In the implementation, the coordinates are just shown as $$P (\frac{2 * q * c}{ q + c} | -\frac{ 2 }{ q * spread } + p_{x} + \frac{2}{spread} + 1)$$ .

Note: If the y-value of P is negative, there is no crossing area.

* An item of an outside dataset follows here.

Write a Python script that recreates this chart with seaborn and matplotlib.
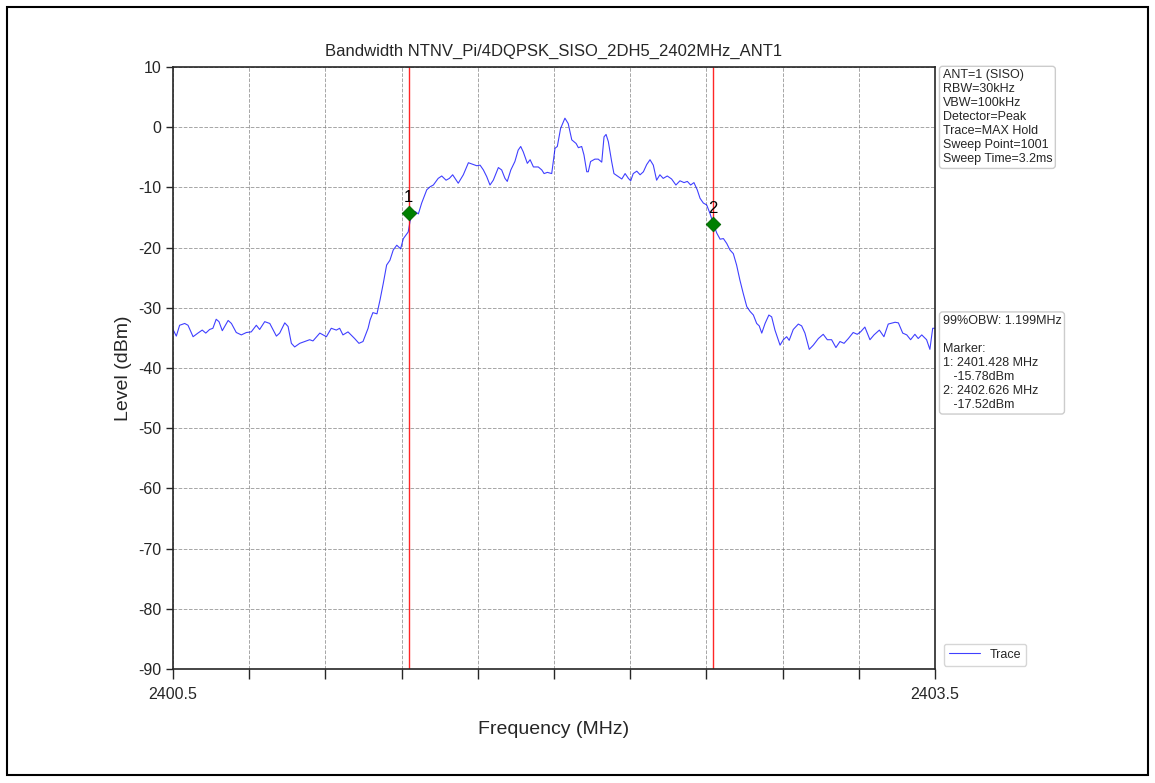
import numpy as np
import pandas as pd
import matplotlib
matplotlib.use("Agg")
import matplotlib.pyplot as plt
import seaborn as sns
from matplotlib.patches import Rectangle

title = "Bandwidth NTNV_Pi/4DQPSK_SISO_2DH5_2402MHz_ANT1"

freq = [
    2400.500, 2400.507, 2400.513, 2400.526, 2400.546, 2400.559, 2400.579, 2400.598, 2400.615, 2400.629,
    2400.644, 2400.657, 2400.670, 2400.681, 2400.694, 2400.717, 2400.730, 2400.749, 2400.769, 2400.789,
    2400.808, 2400.828, 2400.841, 2400.861, 2400.881, 2400.907, 2400.920, 2400.940, 2400.953, 2400.966,
    2400.979, 2400.999, 2401.019, 2401.038, 2401.051, 2401.078, 2401.104, 2401.123, 2401.143, 2401.156,
    2401.169, 2401.189, 2401.215, 2401.232, 2401.248, 2401.268, 2401.276, 2401.287, 2401.303, 2401.315,
    2401.328, 2401.341, 2401.354, 2401.367, 2401.381, 2401.396, 2401.407, 2401.426, 2401.433, 2401.440,
    2401.453, 2401.466, 2401.479, 2401.499, 2401.512, 2401.525, 2401.544, 2401.558, 2401.575, 2401.588,
    2401.601, 2401.623, 2401.643, 2401.663, 2401.676, 2401.696, 2401.709, 2401.722, 2401.735, 2401.748,
    2401.761, 2401.781, 2401.794, 2401.807, 2401.816, 2401.830, 2401.846, 2401.859, 2401.869, 2401.879,
    2401.895, 2401.906, 2401.919, 2401.938, 2401.952, 2401.961, 2401.974, 2401.991, 2402.004, 2402.013,
    2402.026, 2402.043, 2402.056, 2402.070, 2402.087, 2402.096, 2402.109, 2402.118, 2402.129, 2402.135,
    2402.144, 2402.161, 2402.174, 2402.188, 2402.197, 2402.205, 2402.214, 2402.227, 2402.236, 2402.253,
    2402.267, 2402.280, 2402.293, 2402.302, 2402.312, 2402.326, 2402.339, 2402.352, 2402.365, 2402.378,
    2402.391, 2402.404, 2402.417, 2402.430, 2402.446, 2402.463, 2402.480, 2402.496, 2402.512, 2402.525,
    2402.538, 2402.551, 2402.564, 2402.575, 2402.588, 2402.601, 2402.614, 2402.627, 2402.641, 2402.654,
    2402.667, 2402.680, 2402.693, 2402.706, 2402.719, 2402.732, 2402.745, 2402.759, 2402.772, 2402.785,
    2402.798, 2402.808, 2402.818, 2402.831, 2402.846, 2402.857, 2402.870, 2402.890, 2402.903, 2402.916,
    2402.926, 2402.942, 2402.962, 2402.975, 2402.988, 2403.005, 2403.021, 2403.041, 2403.060, 2403.076,
    2403.093, 2403.110, 2403.126, 2403.142, 2403.159, 2403.178, 2403.194, 2403.207, 2403.224, 2403.244,
    2403.260, 2403.281, 2403.299, 2403.316, 2403.343, 2403.356, 2403.373, 2403.389, 2403.404, 2403.421,
    2403.434, 2403.448, 2403.467, 2403.480, 2403.491, 2403.500,
]
level = [
    -33.6, -34.2, -34.7, -32.9, -32.6, -32.9, -34.8, -34.2, -33.7, -34.2,
    -33.6, -33.4, -31.9, -32.3, -33.8, -32.1, -32.6, -34.1, -34.5, -34.1,
    -34.0, -32.9, -33.6, -32.3, -32.6, -34.7, -34.2, -32.5, -33.1, -35.9,
    -36.5, -35.9, -35.6, -35.3, -35.5, -34.2, -34.8, -33.4, -33.7, -33.4,
    -34.5, -34.0, -35.1, -35.9, -35.6, -33.4, -32.0, -30.8, -31.0, -28.7,
    -25.9, -22.9, -22.1, -20.4, -19.6, -20.2, -18.5, -17.4, -15.7, -14.3,
    -14.0, -14.4, -12.6, -10.4, -9.9, -9.6, -8.5, -8.1, -8.8, -8.5,
    -7.9, -9.3, -7.9, -5.9, -6.1, -6.4, -6.3, -7.1, -8.2, -9.6,
    -8.8, -6.7, -7.1, -8.5, -9.0, -7.1, -5.7, -3.8, -3.2, -4.1,
    -6.0, -5.4, -6.6, -6.6, -7.1, -7.7, -7.5, -7.7, -3.5, -3.2,
    -0.2, 1.5, 0.6, -2.1, -2.7, -3.4, -3.2, -4.6, -7.4, -7.4,
    -5.7, -5.3, -5.3, -5.8, -1.6, -1.2, -2.4, -5.7, -7.7, -8.2,
    -8.6, -7.7, -8.5, -8.9, -7.7, -7.3, -7.9, -7.4, -6.2, -5.4,
    -6.3, -8.8, -7.9, -8.5, -8.1, -8.6, -9.6, -8.9, -9.2, -9.0,
    -9.6, -9.2, -10.4, -11.8, -12.6, -12.9, -14.3, -16.0, -17.6, -18.6,
    -18.5, -19.3, -20.4, -21.0, -22.9, -25.4, -27.6, -29.8, -30.6, -31.2,
    -32.6, -33.0, -34.2, -32.6, -31.2, -31.5, -33.7, -36.2, -35.3, -34.8,
    -35.4, -33.6, -32.7, -33.0, -34.2, -36.9, -36.2, -35.1, -34.4, -35.3,
    -35.3, -36.6, -35.6, -35.9, -35.1, -34.1, -34.4, -34.0, -33.2, -35.3,
    -34.5, -33.7, -34.8, -32.7, -32.4, -32.5, -34.2, -34.5, -35.3, -34.4,
    -35.1, -34.5, -35.3, -36.9, -33.4, -33.4,
]

marker_freq = [2401.428, 2402.626]
marker_level = [-14.3, -16.1]
marker_names = ["1", "2"]

info_text = ("ANT=1 (SISO)\nRBW=30kHz\nVBW=100kHz\nDetector=Peak\n"
             "Trace=MAX Hold\nSweep Point=1001\nSweep Time=3.2ms")
obw_text = ("99%OBW: 1.199MHz\n\nMarker:\n1: 2401.428 MHz\n   -15.78dBm\n"
            "2: 2402.626 MHz\n   -17.52dBm")

sns.set_style("ticks")
plt.rcParams["font.family"] = ["Liberation Sans", "DejaVu Sans"]
plt.rcParams["axes.unicode_minus"] = False

fig = plt.figure(figsize=(11.55, 7.83), dpi=100)
ax = fig.add_axes([0.1498, 0.1456, 0.6597, 0.7688])

df = pd.DataFrame({"Frequency": freq, "Level": level})
sns.lineplot(data=df, x="Frequency", y="Level", ax=ax, color="blue",
             linewidth=0.8, label="Trace", alpha=0.75)

for f in marker_freq:
    ax.axvline(f, color="red", linewidth=1.0, alpha=0.85)

sns.scatterplot(x=marker_freq, y=marker_level, ax=ax, marker="D", s=55,
                color="green", edgecolor="darkgreen", zorder=5, legend=False)
for f, lv, n in zip(marker_freq, marker_level, marker_names):
    ax.annotate(n, (f, lv), xytext=(0, 6), textcoords="offset points",
                ha="center", va="bottom", fontsize=12, color="black")

ax.set_xlim(2400.5, 2403.5)
ax.set_ylim(-90, 10)
xt = [2400.5 + 0.3 * i for i in range(11)]
ax.set_xticks(xt)
ax.set_xticklabels(["2400.5"] + [""] * 9 + ["2403.5"])
ax.set_yticks(range(-90, 11, 10))
ax.tick_params(axis="x", length=7, width=1, labelsize=11.5, pad=6)
ax.tick_params(axis="y", length=5, width=1, labelsize=11.5)
ax.grid(True, linestyle="--", color="gray", linewidth=0.7, alpha=0.7)
for s in ax.spines.values():
    s.set_linewidth(1.2)
    s.set_visible(True)

ax.set_title(title, fontsize=12, pad=8)
ax.set_xlabel("Frequency (MHz)", fontsize=14, labelpad=14)
ax.set_ylabel("Level (dBm)", fontsize=14)

box = dict(boxstyle="round,pad=0.25", facecolor="white", edgecolor="#cccccc")
ax.text(1.01, 0.996, info_text, transform=ax.transAxes, fontsize=9,
        va="top", ha="left", bbox=box, linespacing=1.22)
ax.text(1.01, 0.588, obw_text, transform=ax.transAxes, fontsize=9,
        va="top", ha="left", bbox=box, linespacing=1.22)

ax.legend(loc="lower left", bbox_to_anchor=(1.003, -0.005), fontsize=9,
          frameon=True, handlelength=2.5)

fig.patches.append(Rectangle((7 / 1155, 8 / 783), 1141 / 1155, 768 / 783,
                             transform=fig.transFigure, fill=False,
                             edgecolor="black", linewidth=1.5))

fig.savefig("out.png", dpi=100)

So in this case, the similarity will be $$0.0$$ and the computation stopped.

Using this formulas, the formula for the computation of $$A_{qc}$$ is:

\begin{aligned} A_{qc} &= (-\frac{ 4 * c }{ spread * ( c + q) } +\frac{ 2 }{ spread } + 1) * (q + spread - \frac{2 * q * c}{ (q + c)}) \\ & = -\frac{4 * q*c}{spread * (q + c)} - \frac{4 * c * spread}{spread * (q + c)} + \frac{8 * q * c^{2}}{spread * (q + c)^{2}} + \frac{2q}{c} + 2 - \frac{4 * q * c}{spread * (q + c)} + q + spread -\frac{2 * q * c}{q + c}\\ &= -\frac{8 * q*c}{spread * (q + c)} - \frac{4 * c}{q + c} + \frac{8 * q * c^{2}}{spread * (q + c)^{2}} + \frac{2 * q}{spread} + q + spread + 2\\ \end{aligned}

Using the values of the areas $$A_{q}$$ , $$A_{c}$$ and $$A_{qc}$$ , the maximum of $$\frac{A_{qc}}{A_{q}}$$ and $$\frac{A_{qc}}{A_{c}}$$ is computed. This is the value for the similarity.